Me explicaba hace poco la filósofa Ana Carrasco Conde, autora del imprescindible ensayo Decir el mal, que existe un mal que podríamos definir como cotidiano, casi imperceptible para nosotros mismos cuando somos quienes lo cometen. Uno que causamos sin darnos cuenta siquiera, convencidos de estar actuando en nombre del bien mismo, llevando a cabo un acto de inapelable justicia. Que decía Todorov, me contaba, que el mal siempre lo vemos en los demás pero no en nosotros mismos.  

Quiero pensar (o quizá es que necesito pensarlo) que es eso lo que ocurre con las familias catalanas que están perpetrando el hostigamiento y señalamiento de otra familia. Una como la suya y como la nuestra. Como la de cualquiera. Una cuyo imperdonable delito, el que justifica el acoso, es haber logrado del Tribunal Superior de Justicia de Cataluña las medidas cautelares que aseguren la aplicación real del 25% mínimo obligatorio, por sentencia del Tribunal Supremo, de horas lectivas en nuestra lengua común, la de todos los españoles, en las aulas catalanas.

La otra opción es demasiado inquietante: personas adultas, sabedoras del daño que ocasionan a un pequeño de cinco años y a sus padres, actúan voluntaria y conscientemente de manera intolerante, violenta y fanatizada en nombre de un identitarismo que coquetea abierta y manifiestamente con la xenofobia.

Alegan, claro, que la supervivencia del catalán depende de su protección (todos somos capaces de encontrar la justificación perfecta para nuestras tropelías, aunque eso no minimice en absoluto los daños ocasionados, tan solo los viste de domingo). Pero no creo que la protección de una lengua dependa irremediablemente de condenar a otra, oficial y común, a lo residual, desprotegiendo a aquellos que desean, exigen y merecen recibir clases en español, como marca la ley, al menos el mínimo establecido del horario. 

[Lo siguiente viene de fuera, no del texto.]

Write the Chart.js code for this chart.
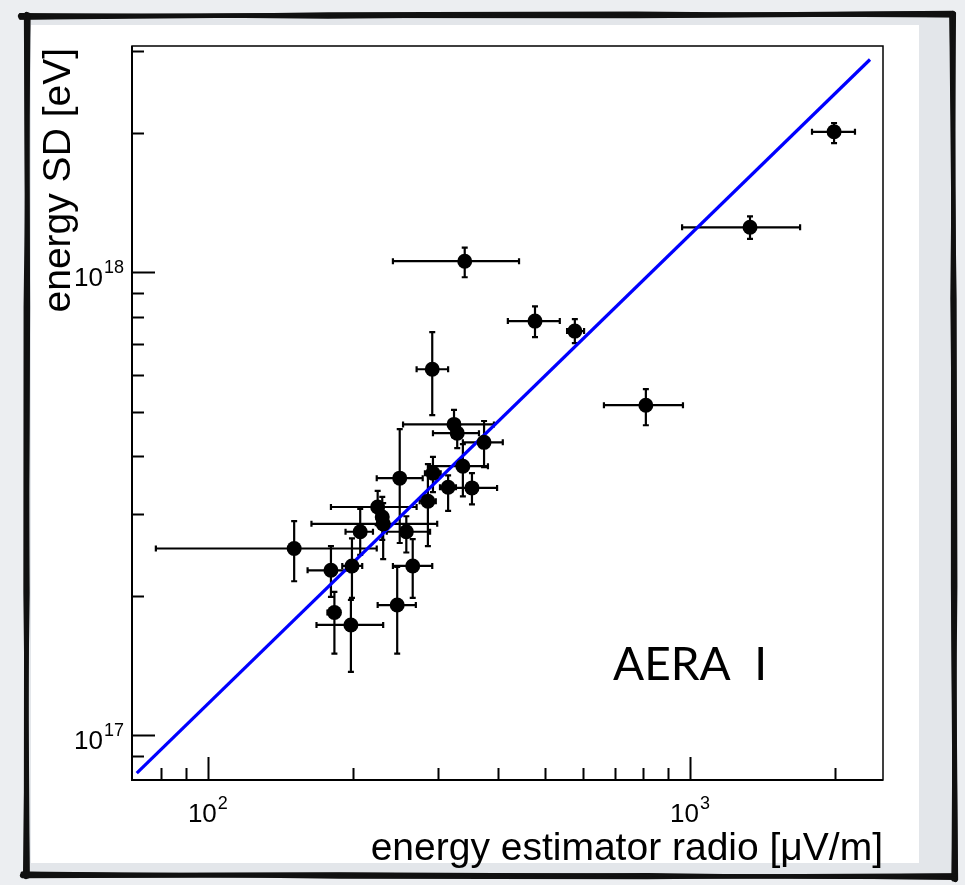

Para lo que no encuentro justificación, y mira que lo intento, es para la actuación al respecto de los poderes públicos. Soy incapaz de encontrar un solo argumento que justifique a un Govern jactándose orgulloso de su negativa a acatar un fallo judicial.

Aún menos a un Gobierno central poniéndose de perfil y esperando que escampe. Más preocupado por el rédito electoral y por no enfadar a ningún rufián (sustantivo, no apellido) del que pueda depender que le salgan las cuentas. Un Ejecutivo que, incapaz de proteger la lengua común de todos los españoles, de evitar la estigmatización y la discriminación de aquellos que lo único que piden es vivir en paz en territorio español, delega de facto esa obligada defensa en un constitucionalismo catalán al que, al mismo tiempo que obliga a hacer lo que él debería, desampara.

Sin rubor ni disimulo: estilo Pedro Sánchez.